[WORK TO COMPLETE] Could you write out the opening lines of the data, word for word, stopping after the line that contains "ax = fig.add_axes([312"?

___ RECORDED INFORMATION

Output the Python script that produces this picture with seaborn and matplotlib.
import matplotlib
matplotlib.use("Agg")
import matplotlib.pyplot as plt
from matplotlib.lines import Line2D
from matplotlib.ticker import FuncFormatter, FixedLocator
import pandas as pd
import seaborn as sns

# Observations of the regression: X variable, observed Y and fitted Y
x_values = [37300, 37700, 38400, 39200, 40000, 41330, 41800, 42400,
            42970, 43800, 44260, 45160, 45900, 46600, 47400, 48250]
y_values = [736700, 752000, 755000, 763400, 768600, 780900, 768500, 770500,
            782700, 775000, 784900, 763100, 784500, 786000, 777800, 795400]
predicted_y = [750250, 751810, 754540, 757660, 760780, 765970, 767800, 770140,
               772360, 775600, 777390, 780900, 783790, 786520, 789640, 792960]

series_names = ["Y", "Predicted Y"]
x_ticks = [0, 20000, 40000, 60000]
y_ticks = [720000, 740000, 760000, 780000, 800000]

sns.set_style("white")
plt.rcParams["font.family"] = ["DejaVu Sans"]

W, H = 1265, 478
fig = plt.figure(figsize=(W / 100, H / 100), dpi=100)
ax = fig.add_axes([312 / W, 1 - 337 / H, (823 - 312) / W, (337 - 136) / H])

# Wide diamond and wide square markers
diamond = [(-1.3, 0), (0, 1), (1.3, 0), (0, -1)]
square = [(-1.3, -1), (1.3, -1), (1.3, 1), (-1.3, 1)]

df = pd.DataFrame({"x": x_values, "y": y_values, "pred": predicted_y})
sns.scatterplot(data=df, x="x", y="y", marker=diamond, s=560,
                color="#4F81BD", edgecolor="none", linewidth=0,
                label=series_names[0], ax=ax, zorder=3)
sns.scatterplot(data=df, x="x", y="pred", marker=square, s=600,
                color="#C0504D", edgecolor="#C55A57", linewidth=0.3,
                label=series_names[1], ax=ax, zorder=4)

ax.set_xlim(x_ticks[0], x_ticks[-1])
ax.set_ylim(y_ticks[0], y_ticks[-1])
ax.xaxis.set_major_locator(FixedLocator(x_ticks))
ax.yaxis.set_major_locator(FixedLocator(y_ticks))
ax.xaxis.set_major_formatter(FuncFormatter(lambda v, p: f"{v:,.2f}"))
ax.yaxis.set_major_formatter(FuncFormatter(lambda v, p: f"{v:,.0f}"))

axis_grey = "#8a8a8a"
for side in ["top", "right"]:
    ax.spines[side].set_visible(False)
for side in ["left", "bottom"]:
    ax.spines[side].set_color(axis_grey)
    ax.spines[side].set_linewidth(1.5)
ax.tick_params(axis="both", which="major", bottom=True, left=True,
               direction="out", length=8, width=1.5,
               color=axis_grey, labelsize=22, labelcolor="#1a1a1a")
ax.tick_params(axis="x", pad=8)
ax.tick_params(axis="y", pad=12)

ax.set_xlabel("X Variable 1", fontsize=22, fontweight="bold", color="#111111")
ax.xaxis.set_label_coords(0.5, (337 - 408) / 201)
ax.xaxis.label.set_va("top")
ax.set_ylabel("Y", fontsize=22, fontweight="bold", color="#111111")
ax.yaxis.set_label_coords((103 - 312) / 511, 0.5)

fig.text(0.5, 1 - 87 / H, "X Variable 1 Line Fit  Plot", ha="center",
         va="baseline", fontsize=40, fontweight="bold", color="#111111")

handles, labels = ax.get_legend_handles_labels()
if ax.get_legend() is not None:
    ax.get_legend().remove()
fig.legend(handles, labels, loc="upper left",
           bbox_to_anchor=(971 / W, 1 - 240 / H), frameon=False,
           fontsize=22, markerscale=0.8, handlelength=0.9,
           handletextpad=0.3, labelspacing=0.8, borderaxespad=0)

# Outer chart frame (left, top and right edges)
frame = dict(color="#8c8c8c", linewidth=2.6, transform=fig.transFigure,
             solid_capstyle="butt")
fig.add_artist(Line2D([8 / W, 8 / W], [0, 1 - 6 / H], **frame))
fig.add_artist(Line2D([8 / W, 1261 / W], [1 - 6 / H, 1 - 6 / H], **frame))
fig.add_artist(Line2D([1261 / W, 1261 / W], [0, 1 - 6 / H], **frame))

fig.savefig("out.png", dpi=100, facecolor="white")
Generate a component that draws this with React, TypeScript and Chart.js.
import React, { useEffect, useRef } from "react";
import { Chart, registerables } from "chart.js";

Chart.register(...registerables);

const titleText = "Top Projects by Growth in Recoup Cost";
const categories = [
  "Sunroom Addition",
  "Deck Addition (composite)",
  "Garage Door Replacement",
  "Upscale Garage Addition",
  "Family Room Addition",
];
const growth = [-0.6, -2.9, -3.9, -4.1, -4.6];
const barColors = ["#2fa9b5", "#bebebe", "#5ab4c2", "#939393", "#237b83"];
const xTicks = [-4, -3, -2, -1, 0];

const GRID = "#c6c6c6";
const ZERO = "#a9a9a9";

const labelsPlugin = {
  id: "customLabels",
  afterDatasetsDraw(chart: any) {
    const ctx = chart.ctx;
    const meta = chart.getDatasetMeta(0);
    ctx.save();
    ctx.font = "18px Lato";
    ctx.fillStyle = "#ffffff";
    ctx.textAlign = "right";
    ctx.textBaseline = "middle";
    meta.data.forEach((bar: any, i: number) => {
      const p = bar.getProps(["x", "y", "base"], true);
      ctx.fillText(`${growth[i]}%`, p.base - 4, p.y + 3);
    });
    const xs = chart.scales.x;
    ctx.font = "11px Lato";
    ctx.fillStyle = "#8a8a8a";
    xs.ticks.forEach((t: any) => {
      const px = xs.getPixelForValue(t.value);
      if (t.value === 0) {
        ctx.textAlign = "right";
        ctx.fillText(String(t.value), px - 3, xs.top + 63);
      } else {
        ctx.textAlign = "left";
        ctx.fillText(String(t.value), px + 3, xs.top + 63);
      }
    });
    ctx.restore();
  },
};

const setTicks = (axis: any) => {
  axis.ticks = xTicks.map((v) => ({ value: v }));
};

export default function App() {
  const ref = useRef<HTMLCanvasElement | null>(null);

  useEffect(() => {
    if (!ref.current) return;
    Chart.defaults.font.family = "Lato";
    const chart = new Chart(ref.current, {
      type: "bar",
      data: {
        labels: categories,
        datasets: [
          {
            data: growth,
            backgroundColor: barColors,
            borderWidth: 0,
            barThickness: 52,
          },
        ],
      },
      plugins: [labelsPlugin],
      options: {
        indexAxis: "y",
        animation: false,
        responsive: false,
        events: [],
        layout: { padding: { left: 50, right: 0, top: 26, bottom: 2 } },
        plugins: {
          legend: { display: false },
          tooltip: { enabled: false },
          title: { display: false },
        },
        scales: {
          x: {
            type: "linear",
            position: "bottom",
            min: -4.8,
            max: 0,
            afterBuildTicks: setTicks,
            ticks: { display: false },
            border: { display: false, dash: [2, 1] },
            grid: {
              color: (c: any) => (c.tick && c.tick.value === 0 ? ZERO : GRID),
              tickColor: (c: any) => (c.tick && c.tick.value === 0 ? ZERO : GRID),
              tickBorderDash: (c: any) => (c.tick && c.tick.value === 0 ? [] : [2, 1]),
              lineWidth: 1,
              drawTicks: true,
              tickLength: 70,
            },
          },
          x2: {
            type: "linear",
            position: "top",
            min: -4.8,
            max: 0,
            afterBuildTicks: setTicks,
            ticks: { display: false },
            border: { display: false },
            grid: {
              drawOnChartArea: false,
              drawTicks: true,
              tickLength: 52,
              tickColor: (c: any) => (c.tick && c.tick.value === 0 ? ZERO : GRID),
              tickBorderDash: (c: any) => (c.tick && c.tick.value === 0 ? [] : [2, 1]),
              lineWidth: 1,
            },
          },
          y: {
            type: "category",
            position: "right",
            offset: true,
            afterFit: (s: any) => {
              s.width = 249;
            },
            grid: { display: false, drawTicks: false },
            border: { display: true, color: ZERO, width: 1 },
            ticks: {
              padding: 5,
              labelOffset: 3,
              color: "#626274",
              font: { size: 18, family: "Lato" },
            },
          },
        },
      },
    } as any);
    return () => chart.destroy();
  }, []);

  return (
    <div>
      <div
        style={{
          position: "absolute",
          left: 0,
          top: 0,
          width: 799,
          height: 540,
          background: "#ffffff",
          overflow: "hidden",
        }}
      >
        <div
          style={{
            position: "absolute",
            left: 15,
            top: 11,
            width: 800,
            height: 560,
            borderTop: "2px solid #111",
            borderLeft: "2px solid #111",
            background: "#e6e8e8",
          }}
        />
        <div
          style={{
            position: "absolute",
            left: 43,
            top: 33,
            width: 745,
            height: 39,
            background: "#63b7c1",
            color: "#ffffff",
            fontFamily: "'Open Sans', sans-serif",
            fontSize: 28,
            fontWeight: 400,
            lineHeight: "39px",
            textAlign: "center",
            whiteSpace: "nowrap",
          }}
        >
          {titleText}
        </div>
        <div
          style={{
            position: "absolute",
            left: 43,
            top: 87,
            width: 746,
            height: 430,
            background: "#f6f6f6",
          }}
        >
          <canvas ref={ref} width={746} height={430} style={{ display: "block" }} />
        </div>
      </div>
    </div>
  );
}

______

[COMPLETE RESPONSE]
Output the Python script that produces this picture with seaborn and matplotlib.
import matplotlib
matplotlib.use("Agg")
import matplotlib.pyplot as plt
from matplotlib.lines import Line2D
from matplotlib.ticker import FuncFormatter, FixedLocator
import pandas as pd
import seaborn as sns

# Observations of the regression: X variable, observed Y and fitted Y
x_values = [37300, 37700, 38400, 39200, 40000, 41330, 41800, 42400,
            42970, 43800, 44260, 45160, 45900, 46600, 47400, 48250]
y_values = [736700, 752000, 755000, 763400, 768600, 780900, 768500, 770500,
            782700, 775000, 784900, 763100, 784500, 786000, 777800, 795400]
predicted_y = [750250, 751810, 754540, 757660, 760780, 765970, 767800, 770140,
               772360, 775600, 777390, 780900, 783790, 786520, 789640, 792960]

series_names = ["Y", "Predicted Y"]
x_ticks = [0, 20000, 40000, 60000]
y_ticks = [720000, 740000, 760000, 780000, 800000]

sns.set_style("white")
plt.rcParams["font.family"] = ["DejaVu Sans"]

W, H = 1265, 478
fig = plt.figure(figsize=(W / 100, H / 100), dpi=100)
ax = fig.add_axes([312 / W, 1 - 337 / H, (823 - 312) / W, (337 - 136) / H])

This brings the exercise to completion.